Van Doren, however, never sought to return. He went on to a career as editor at the Encyclopedia Britannica in Chicago, working as an editor and authoring several books, including “A History of Knowledge” and works with longtime friend Mortimer Adler. After retiring from Britannica in 1982, he and his wife, Gerry, eventually settled in Cornwall, Conn., on longtime family property. Both were adjunct professors of English at the University of Connecticut, Torrington.
He was tempted to participate in a 1992 “American Experience” documentary on the quizshow scandals, with the lure of a show of his own, but he declined, largely on the advice of his wife. And despite a $100,000 offer, he declined to serve as a consultant on Robert Redford’s feature 1994 “Quiz Show,” even though he later wrote that he enjoyed John Turturro’s portrayal of Stempel. (Van Doren was portrayed by Ralph Fiennes.)
His name resurfaced again during the 2016 presidential campaign, when Donald Trump referred to the quiz show scandals in criticizing Hillary Clinton over reports that her campaign team once received a town hall question in advance.
It was clear in Van Doren’s 2008 New Yorker article that he was still wrestling with the scandals — the temptations triggered and the fame produced — even though generations had passed and the black-and-white sensations had faded into TV history.

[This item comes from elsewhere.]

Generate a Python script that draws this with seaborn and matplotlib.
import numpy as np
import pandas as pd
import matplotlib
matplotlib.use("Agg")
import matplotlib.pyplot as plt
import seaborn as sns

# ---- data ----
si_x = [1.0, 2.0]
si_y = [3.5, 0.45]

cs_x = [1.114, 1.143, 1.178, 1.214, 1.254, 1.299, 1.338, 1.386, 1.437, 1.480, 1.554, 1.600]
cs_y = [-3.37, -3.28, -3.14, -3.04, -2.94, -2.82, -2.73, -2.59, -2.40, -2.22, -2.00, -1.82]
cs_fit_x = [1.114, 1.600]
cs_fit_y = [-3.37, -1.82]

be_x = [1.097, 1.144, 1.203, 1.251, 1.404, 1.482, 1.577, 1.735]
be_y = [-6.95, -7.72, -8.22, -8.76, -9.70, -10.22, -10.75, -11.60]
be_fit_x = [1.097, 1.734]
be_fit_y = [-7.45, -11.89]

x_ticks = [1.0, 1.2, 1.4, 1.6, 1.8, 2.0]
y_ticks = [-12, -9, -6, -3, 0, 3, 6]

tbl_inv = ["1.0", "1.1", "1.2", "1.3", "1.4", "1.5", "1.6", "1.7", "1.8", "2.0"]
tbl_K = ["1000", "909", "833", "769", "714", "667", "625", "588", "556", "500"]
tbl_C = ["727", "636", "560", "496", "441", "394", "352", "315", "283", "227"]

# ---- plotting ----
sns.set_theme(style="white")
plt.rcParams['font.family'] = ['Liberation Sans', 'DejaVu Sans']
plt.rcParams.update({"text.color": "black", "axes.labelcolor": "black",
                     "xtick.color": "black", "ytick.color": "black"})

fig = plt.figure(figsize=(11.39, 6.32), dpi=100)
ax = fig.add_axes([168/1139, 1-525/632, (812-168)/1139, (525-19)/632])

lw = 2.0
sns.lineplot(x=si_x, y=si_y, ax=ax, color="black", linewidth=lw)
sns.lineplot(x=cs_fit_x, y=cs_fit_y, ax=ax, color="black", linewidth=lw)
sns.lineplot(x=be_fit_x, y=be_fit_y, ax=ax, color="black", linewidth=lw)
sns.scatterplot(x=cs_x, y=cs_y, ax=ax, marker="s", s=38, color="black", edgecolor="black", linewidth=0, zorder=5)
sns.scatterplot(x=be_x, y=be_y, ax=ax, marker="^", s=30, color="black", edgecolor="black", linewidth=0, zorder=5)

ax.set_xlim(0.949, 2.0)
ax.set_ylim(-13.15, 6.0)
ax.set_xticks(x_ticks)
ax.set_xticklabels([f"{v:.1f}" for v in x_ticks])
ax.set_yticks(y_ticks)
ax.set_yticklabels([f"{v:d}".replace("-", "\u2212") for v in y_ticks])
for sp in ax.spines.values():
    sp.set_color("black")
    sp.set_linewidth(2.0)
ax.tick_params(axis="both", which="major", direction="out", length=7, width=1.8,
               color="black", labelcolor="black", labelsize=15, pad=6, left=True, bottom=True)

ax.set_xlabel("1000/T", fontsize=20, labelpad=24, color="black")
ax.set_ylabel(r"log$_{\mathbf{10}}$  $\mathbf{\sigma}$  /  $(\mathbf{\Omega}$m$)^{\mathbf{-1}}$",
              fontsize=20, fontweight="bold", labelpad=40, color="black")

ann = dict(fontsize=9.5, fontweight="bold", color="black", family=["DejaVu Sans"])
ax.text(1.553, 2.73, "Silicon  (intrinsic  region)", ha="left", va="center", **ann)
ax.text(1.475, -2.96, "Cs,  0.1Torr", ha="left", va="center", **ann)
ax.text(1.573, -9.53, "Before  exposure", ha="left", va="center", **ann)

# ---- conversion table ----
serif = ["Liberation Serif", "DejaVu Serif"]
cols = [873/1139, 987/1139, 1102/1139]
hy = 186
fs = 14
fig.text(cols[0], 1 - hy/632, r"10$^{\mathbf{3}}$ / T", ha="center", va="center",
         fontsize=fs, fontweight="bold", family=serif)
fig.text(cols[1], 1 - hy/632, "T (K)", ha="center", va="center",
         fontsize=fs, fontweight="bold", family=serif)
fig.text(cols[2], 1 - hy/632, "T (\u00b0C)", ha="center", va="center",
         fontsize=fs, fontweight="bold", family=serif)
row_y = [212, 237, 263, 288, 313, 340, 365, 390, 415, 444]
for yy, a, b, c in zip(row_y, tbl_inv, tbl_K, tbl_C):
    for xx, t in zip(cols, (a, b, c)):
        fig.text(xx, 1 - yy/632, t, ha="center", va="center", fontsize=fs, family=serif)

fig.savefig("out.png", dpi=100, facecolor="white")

“One of the best things about writing is that it’s private,” Van Doren wrote. ”I can sit with my thoughts without having to respond to people who say, ‘Aren’t you Charles Van Doren?’ Well, that’s my name, I say to myself, but I’m not who you think I am — or at least, I don’t want to be. It’s been hard to get away, partly because the man who cheated on ‘Twenty One’ is still part of me.”
In addition to his wife, he is survived by a daughter, a son and grandchildren.